→ Given exercise
Set down the material below word for word, excluding the pictures.

--- Start of Material ---

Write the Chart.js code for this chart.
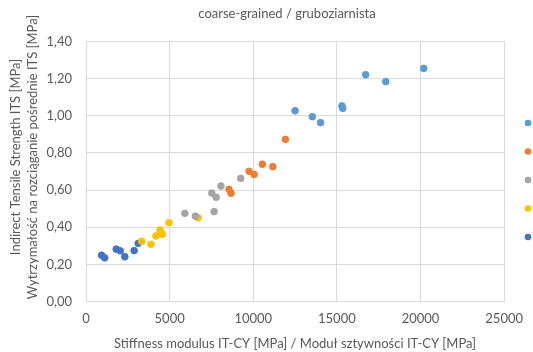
<!DOCTYPE html>
<html>
<head>
<meta charset="utf-8">
<script src="https://cdn.jsdelivr.net/npm/chart.js@4/dist/chart.umd.min.js"></script>
<style>
  html, body { margin: 0; padding: 0; background: #ffffff; }
  #wrap { width: 533px; height: 352px; position: relative; }
</style>
</head>
<body>
<div id="wrap"><canvas id="c" width="533" height="352"></canvas></div>
<script>
// Texts
const chartTitle = 'coarse-grained / gruboziarnista';
const xTitle = 'Stiffness modulus IT-CY [MPa] / Moduł sztywności IT-CY [MPa]';
const yTitle = ['Indirect Tensile Strength ITS [MPa]', 'Wytrzymałość na rozciąganie pośrednie ITS [MPa]'];

// Axis ticks
const xTicks = [0, 5000, 10000, 15000, 20000, 25000];
const yTicks = [0, 0.2, 0.4, 0.6, 0.8, 1.0, 1.2, 1.4];

// Series (stiffness modulus [MPa], ITS [MPa])
const seriesNames = ['Series 1', 'Series 2', 'Series 3', 'Series 4', 'Series 5'];
const seriesColors = ['#5B9BD5', '#ED7D31', '#A5A5A5', '#FFC000', '#4472C4'];

const s1Stiffness = [12500, 13530, 14020, 15300, 15350, 16720, 17920, 20190];
const s1Its       = [1.027, 0.995, 0.963, 1.053, 1.040, 1.221, 1.184, 1.255];

const s2Stiffness = [8550, 8670, 9750, 10050, 10540, 11170, 11920];
const s2Its       = [0.604, 0.583, 0.701, 0.684, 0.739, 0.726, 0.873];

const s3Stiffness = [5910, 6540, 7660, 7520, 7780, 8070, 9250];
const s3Its       = [0.475, 0.460, 0.484, 0.584, 0.561, 0.622, 0.663];

const s4Stiffness = [3330, 3880, 4180, 4430, 4570, 4960, 6700];
const s4Its       = [0.324, 0.308, 0.353, 0.385, 0.362, 0.424, 0.451];

const s5Stiffness = [930, 1120, 1810, 2050, 2320, 2880, 3120];
const s5Its       = [0.249, 0.235, 0.282, 0.273, 0.241, 0.274, 0.313];

const seriesX = [s1Stiffness, s2Stiffness, s3Stiffness, s4Stiffness, s5Stiffness];
const seriesY = [s1Its, s2Its, s3Its, s4Its, s5Its];

const FONT = "Lato, 'Open Sans', sans-serif";
const TEXT = '#595959';
const GRID = '#d9d9d9';

const datasets = seriesNames.map((name, i) => ({
  label: name,
  data: seriesX[i].map((x, k) => ({ x: x, y: seriesY[i][k] })),
  backgroundColor: seriesColors[i],
  borderColor: seriesColors[i],
  borderWidth: 0.8,
  pointRadius: 3.4,
  pointHoverRadius: 3.4
}));

// Chart title, two-line value-axis title and the legend markers
const decorations = {
  id: 'decorations',
  afterDraw(chart) {
    const ctx = chart.ctx;
    ctx.save();
    ctx.fillStyle = TEXT;
    ctx.font = '13px ' + FONT;
    ctx.textAlign = 'center';
    ctx.textBaseline = 'middle';
    ctx.fillText(chartTitle, 287, 14);

    ctx.save();
    ctx.translate(0, 157);
    ctx.rotate(-Math.PI / 2);
    yTitle.forEach((line, i) => ctx.fillText(line, 0, 16 + i * 17));
    ctx.restore();

    chart.data.datasets.forEach((ds, i) => {
      ctx.beginPath();
      ctx.fillStyle = ds.backgroundColor;
      ctx.arc(528, 123 + i * 28.5, 3.3, 0, Math.PI * 2);
      ctx.fill();
    });
    ctx.restore();
  }
};

new Chart(document.getElementById('c'), {
  type: 'scatter',
  data: { datasets: datasets },
  options: {
    responsive: false,
    animation: false,
    devicePixelRatio: 1,
    layout: { padding: { top: 41.5, right: 24, bottom: 0, left: 0 } },
    plugins: {
      legend: { display: false },
      tooltip: { enabled: false },
      title: { display: false }
    },
    scales: {
      x: {
        type: 'linear',
        min: 0,
        max: 25000,
        afterBuildTicks: (scale) => { scale.ticks = xTicks.map(v => ({ value: v })); },
        afterFit: (scale) => { scale.height = 50.5; },
        grid: { color: GRID, lineWidth: 1, drawTicks: false },
        border: { display: false },
        ticks: {
          color: TEXT,
          font: { family: FONT, size: 13 },
          padding: 10,
          maxRotation: 0,
          callback: (v) => String(v)
        },
        title: {
          display: true,
          text: xTitle,
          color: TEXT,
          font: { family: FONT, size: 13, lineHeight: 1.3 },
          padding: { top: 0, bottom: 0 }
        }
      },
      y: {
        type: 'linear',
        min: 0,
        max: 1.4,
        afterBuildTicks: (scale) => { scale.ticks = yTicks.map(v => ({ value: v })); },
        afterFit: (scale) => { scale.width = 86; },
        grid: { color: GRID, lineWidth: 1, drawTicks: false },
        border: { display: false },
        ticks: {
          color: TEXT,
          font: { family: FONT, size: 13 },
          padding: 14,
          callback: (v) => Number(v).toFixed(2).replace('.', ',')
        }
      }
    }
  },
  plugins: [decorations]
});
</script>
</body>
</html>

--- End of Material ---

→ Solution below
Write the Chart.js code for this chart.
<!DOCTYPE html>
<html>
<head>
<meta charset="utf-8">
<script src="https://cdn.jsdelivr.net/npm/chart.js@4/dist/chart.umd.min.js"></script>
<style>
  html, body { margin: 0; padding: 0; background: #ffffff; }
  #wrap { width: 533px; height: 352px; position: relative; }
</style>
</head>
<body>
<div id="wrap"><canvas id="c" width="533" height="352"></canvas></div>
<script>
// Texts
const chartTitle = 'coarse-grained / gruboziarnista';
const xTitle = 'Stiffness modulus IT-CY [MPa] / Moduł sztywności IT-CY [MPa]';
const yTitle = ['Indirect Tensile Strength ITS [MPa]', 'Wytrzymałość na rozciąganie pośrednie ITS [MPa]'];

// Axis ticks
const xTicks = [0, 5000, 10000, 15000, 20000, 25000];
const yTicks = [0, 0.2, 0.4, 0.6, 0.8, 1.0, 1.2, 1.4];

// Series (stiffness modulus [MPa], ITS [MPa])
const seriesNames = ['Series 1', 'Series 2', 'Series 3', 'Series 4', 'Series 5'];
const seriesColors = ['#5B9BD5', '#ED7D31', '#A5A5A5', '#FFC000', '#4472C4'];

const s1Stiffness = [12500, 13530, 14020, 15300, 15350, 16720, 17920, 20190];
const s1Its       = [1.027, 0.995, 0.963, 1.053, 1.040, 1.221, 1.184, 1.255];

const s2Stiffness = [8550, 8670, 9750, 10050, 10540, 11170, 11920];
const s2Its       = [0.604, 0.583, 0.701, 0.684, 0.739, 0.726, 0.873];

const s3Stiffness = [5910, 6540, 7660, 7520, 7780, 8070, 9250];
const s3Its       = [0.475, 0.460, 0.484, 0.584, 0.561, 0.622, 0.663];

const s4Stiffness = [3330, 3880, 4180, 4430, 4570, 4960, 6700];
const s4Its       = [0.324, 0.308, 0.353, 0.385, 0.362, 0.424, 0.451];

const s5Stiffness = [930, 1120, 1810, 2050, 2320, 2880, 3120];
const s5Its       = [0.249, 0.235, 0.282, 0.273, 0.241, 0.274, 0.313];

const seriesX = [s1Stiffness, s2Stiffness, s3Stiffness, s4Stiffness, s5Stiffness];
const seriesY = [s1Its, s2Its, s3Its, s4Its, s5Its];

const FONT = "Lato, 'Open Sans', sans-serif";
const TEXT = '#595959';
const GRID = '#d9d9d9';

const datasets = seriesNames.map((name, i) => ({
  label: name,
  data: seriesX[i].map((x, k) => ({ x: x, y: seriesY[i][k] })),
  backgroundColor: seriesColors[i],
  borderColor: seriesColors[i],
  borderWidth: 0.8,
  pointRadius: 3.4,
  pointHoverRadius: 3.4
}));

// Chart title, two-line value-axis title and the legend markers
const decorations = {
  id: 'decorations',
  afterDraw(chart) {
    const ctx = chart.ctx;
    ctx.save();
    ctx.fillStyle = TEXT;
    ctx.font = '13px ' + FONT;
    ctx.textAlign = 'center';
    ctx.textBaseline = 'middle';
    ctx.fillText(chartTitle, 287, 14);

    ctx.save();
    ctx.translate(0, 157);
    ctx.rotate(-Math.PI / 2);
    yTitle.forEach((line, i) => ctx.fillText(line, 0, 16 + i * 17));
    ctx.restore();

    chart.data.datasets.forEach((ds, i) => {
      ctx.beginPath();
      ctx.fillStyle = ds.backgroundColor;
      ctx.arc(528, 123 + i * 28.5, 3.3, 0, Math.PI * 2);
      ctx.fill();
    });
    ctx.restore();
  }
};

new Chart(document.getElementById('c'), {
  type: 'scatter',
  data: { datasets: datasets },
  options: {
    responsive: false,
    animation: false,
    devicePixelRatio: 1,
    layout: { padding: { top: 41.5, right: 24, bottom: 0, left: 0 } },
    plugins: {
      legend: { display: false },
      tooltip: { enabled: false },
      title: { display: false }
    },
    scales: {
      x: {
        type: 'linear',
        min: 0,
        max: 25000,
        afterBuildTicks: (scale) => { scale.ticks = xTicks.map(v => ({ value: v })); },
        afterFit: (scale) => { scale.height = 50.5; },
        grid: { color: GRID, lineWidth: 1, drawTicks: false },
        border: { display: false },
        ticks: {
          color: TEXT,
          font: { family: FONT, size: 13 },
          padding: 10,
          maxRotation: 0,
          callback: (v) => String(v)
        },
        title: {
          display: true,
          text: xTitle,
          color: TEXT,
          font: { family: FONT, size: 13, lineHeight: 1.3 },
          padding: { top: 0, bottom: 0 }
        }
      },
      y: {
        type: 'linear',
        min: 0,
        max: 1.4,
        afterBuildTicks: (scale) => { scale.ticks = yTicks.map(v => ({ value: v })); },
        afterFit: (scale) => { scale.width = 86; },
        grid: { color: GRID, lineWidth: 1, drawTicks: false },
        border: { display: false },
        ticks: {
          color: TEXT,
          font: { family: FONT, size: 13 },
          padding: 14,
          callback: (v) => Number(v).toFixed(2).replace('.', ',')
        }
      }
    }
  },
  plugins: [decorations]
});
</script>
</body>
</html>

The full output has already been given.